Like the bombing of Syria, the so-called targeted assassinations of Palestinian militants and leaders and the daily repression that has claimed some 3,000 Palestinian lives in three years, these measures are not designed principally for security, but are rather aimed at the systematic dispossession of the Palestinian people. Sharon and his right-wing Zionist allies are determined to sabotage any possibility of creating an independent Palestinian state and remain committed to achieving a “greater Israel” through the expulsion of masses of Palestinians from their land.

Both the horrific bombing in Haifa and the Israeli attack on Syria make a mockery of the Bush administration’s claim that its war against Iraq would create the conditions for a peaceful settlement of the Arab-Israeli conflict. Like the supposed weapons of mass destruction, terrorist ties and other pretexts given for a predatory colonial war, this justification has proven utterly fraudulent.

On the contrary, US aggression has emboldened Israel to intensify its brutal crackdown on the Palestinians, and now launch military attacks neighboring Arab countries. Defending its action at the UN, Israel accused those condemning its attack on Syria of engaging in a “double standard.” The body cannot allow some nations to “protect its citizens against terrorism,” while denying the right to others, the Israeli ambassador declared. The statement amounted to using the US war of aggression against Iraq as a precedent to justify whatever military attacks Israel sees fit—a conception that the Bush administration embraces.

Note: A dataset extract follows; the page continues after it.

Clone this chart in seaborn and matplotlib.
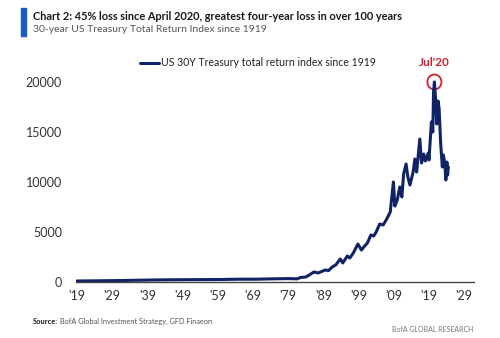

Washington’s unconditional support for Israel, no matter what crimes it commits against the Palestinian people or neighboring countries, poses the direct threat that US soldiers will be sent into another unprovoked war to kill and be killed.

Both Bush and Sharon see new acts of war in the Middle East as a means of diverting attention from mounting political, economic and social crises at home. Under conditions in which the Israeli regime possesses nuclear weapons, this militarist path carries with it the real threat of a global conflagration.